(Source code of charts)
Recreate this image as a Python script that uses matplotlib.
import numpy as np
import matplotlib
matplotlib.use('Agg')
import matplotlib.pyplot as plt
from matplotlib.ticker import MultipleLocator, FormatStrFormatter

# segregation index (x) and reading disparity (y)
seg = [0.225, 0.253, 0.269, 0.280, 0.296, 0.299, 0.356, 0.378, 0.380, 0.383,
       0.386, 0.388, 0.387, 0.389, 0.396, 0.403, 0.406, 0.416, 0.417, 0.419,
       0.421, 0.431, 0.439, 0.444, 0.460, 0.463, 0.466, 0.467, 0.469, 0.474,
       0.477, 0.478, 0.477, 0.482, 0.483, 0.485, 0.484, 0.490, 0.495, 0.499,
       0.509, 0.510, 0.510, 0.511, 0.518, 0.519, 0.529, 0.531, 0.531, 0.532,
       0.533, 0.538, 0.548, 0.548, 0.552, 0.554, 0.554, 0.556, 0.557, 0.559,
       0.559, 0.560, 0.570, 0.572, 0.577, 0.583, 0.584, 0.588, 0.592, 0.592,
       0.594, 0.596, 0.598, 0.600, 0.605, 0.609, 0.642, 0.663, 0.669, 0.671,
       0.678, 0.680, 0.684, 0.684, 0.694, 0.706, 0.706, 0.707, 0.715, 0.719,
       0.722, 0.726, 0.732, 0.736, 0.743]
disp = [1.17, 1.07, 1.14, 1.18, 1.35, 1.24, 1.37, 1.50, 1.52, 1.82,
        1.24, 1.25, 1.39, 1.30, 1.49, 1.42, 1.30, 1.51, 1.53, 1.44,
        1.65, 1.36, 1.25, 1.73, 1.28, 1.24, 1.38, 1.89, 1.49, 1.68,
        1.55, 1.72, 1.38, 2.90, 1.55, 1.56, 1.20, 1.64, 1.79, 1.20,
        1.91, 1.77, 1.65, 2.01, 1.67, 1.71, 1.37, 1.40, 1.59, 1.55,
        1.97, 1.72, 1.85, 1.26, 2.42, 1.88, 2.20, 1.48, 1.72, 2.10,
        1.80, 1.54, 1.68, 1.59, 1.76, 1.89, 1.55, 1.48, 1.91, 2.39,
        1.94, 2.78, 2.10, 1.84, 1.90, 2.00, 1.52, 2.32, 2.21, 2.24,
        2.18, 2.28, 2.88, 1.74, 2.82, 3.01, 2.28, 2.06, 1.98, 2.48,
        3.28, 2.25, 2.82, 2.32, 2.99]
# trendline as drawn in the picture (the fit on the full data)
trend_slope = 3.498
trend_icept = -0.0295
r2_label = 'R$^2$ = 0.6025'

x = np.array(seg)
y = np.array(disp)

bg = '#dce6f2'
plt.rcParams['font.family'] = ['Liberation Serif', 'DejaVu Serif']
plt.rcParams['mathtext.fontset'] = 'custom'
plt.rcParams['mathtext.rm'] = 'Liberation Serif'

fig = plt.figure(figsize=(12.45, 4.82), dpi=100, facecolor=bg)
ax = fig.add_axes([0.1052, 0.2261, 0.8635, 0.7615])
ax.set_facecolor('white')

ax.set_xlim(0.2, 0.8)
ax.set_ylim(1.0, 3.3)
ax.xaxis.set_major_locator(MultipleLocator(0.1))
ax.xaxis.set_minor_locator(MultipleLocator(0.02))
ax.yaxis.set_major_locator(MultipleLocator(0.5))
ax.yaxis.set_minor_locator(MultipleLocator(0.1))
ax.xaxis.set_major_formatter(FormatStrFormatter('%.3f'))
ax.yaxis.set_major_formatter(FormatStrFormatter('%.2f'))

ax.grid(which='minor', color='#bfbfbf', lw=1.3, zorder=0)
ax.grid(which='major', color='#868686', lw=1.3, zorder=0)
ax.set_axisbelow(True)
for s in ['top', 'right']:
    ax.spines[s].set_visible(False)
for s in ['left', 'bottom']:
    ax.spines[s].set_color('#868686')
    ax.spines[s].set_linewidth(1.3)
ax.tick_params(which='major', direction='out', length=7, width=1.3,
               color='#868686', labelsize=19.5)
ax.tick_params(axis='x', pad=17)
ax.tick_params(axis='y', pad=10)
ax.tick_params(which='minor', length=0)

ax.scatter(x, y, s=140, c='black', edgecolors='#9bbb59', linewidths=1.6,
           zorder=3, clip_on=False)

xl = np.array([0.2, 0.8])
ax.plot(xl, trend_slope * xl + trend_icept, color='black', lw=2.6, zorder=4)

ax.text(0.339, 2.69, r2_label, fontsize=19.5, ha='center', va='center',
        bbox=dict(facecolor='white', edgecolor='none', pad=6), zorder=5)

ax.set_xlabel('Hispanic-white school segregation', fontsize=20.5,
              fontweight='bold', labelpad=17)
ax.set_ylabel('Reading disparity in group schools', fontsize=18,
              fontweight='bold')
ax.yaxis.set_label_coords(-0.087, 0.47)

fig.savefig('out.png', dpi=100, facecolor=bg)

...

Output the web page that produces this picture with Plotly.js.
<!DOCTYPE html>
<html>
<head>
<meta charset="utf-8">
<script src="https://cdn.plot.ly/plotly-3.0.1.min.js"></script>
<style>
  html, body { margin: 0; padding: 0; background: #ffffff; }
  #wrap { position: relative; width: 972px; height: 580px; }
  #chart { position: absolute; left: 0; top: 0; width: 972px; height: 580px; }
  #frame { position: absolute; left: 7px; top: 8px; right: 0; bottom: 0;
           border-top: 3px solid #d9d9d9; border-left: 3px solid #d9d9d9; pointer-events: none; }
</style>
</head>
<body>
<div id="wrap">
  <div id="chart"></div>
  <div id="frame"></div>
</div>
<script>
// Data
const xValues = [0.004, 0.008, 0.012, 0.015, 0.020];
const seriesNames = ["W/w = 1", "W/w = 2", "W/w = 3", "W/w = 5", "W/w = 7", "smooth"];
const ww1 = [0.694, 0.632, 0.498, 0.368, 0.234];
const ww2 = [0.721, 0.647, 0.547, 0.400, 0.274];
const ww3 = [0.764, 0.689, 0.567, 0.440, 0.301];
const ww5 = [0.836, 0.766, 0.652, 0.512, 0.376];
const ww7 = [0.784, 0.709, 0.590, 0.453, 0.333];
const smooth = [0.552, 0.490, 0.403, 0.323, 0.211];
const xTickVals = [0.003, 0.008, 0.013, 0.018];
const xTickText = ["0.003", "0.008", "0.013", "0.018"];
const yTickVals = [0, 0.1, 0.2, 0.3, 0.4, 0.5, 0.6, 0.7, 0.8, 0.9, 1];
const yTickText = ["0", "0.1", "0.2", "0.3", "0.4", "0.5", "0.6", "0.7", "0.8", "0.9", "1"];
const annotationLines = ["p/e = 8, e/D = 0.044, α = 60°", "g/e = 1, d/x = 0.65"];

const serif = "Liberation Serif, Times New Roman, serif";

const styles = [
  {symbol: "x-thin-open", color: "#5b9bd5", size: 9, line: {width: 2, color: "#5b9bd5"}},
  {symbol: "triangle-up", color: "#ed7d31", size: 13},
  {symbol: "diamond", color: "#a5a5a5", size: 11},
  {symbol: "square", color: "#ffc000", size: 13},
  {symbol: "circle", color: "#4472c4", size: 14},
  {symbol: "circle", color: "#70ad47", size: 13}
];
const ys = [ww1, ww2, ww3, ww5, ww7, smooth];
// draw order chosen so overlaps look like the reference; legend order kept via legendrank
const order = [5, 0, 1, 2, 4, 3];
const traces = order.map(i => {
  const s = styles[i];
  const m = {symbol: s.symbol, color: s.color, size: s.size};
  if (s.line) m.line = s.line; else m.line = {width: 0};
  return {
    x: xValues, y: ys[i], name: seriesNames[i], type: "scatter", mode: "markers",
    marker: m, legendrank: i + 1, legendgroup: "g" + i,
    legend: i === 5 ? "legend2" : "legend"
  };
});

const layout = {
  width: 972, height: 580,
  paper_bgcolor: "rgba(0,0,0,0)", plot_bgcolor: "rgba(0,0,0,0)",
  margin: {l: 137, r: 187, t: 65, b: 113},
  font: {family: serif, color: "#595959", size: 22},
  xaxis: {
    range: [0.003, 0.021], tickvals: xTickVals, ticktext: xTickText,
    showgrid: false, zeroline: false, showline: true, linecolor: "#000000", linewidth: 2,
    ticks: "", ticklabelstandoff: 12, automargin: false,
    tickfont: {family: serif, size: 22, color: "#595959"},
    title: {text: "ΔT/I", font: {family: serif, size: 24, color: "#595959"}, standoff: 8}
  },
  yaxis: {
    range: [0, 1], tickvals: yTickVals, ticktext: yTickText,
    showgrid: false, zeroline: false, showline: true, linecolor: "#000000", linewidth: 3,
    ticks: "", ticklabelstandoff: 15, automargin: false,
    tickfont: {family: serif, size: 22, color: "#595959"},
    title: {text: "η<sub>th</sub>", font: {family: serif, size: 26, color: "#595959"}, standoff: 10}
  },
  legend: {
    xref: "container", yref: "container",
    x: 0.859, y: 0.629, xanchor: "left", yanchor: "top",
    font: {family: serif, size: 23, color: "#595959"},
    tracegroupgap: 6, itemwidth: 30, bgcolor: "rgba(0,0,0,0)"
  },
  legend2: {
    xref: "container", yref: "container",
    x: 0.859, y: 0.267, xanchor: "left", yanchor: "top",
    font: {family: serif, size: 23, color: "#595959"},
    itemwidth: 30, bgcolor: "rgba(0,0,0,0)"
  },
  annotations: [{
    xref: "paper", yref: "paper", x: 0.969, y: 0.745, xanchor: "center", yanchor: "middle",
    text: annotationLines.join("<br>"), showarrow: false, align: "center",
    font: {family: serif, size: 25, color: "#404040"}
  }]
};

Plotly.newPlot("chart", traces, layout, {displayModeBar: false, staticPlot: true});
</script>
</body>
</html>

TASK OBJECTIVE = Return only the stretch of the material above from the line holding "Recreate this image" through the line holding "from matplotlib.ticker import", copied exactly.

COMPLETE ANSWER =
Recreate this image as a Python script that uses matplotlib.
import numpy as np
import matplotlib
matplotlib.use('Agg')
import matplotlib.pyplot as plt
from matplotlib.ticker import MultipleLocator, FormatStrFormatter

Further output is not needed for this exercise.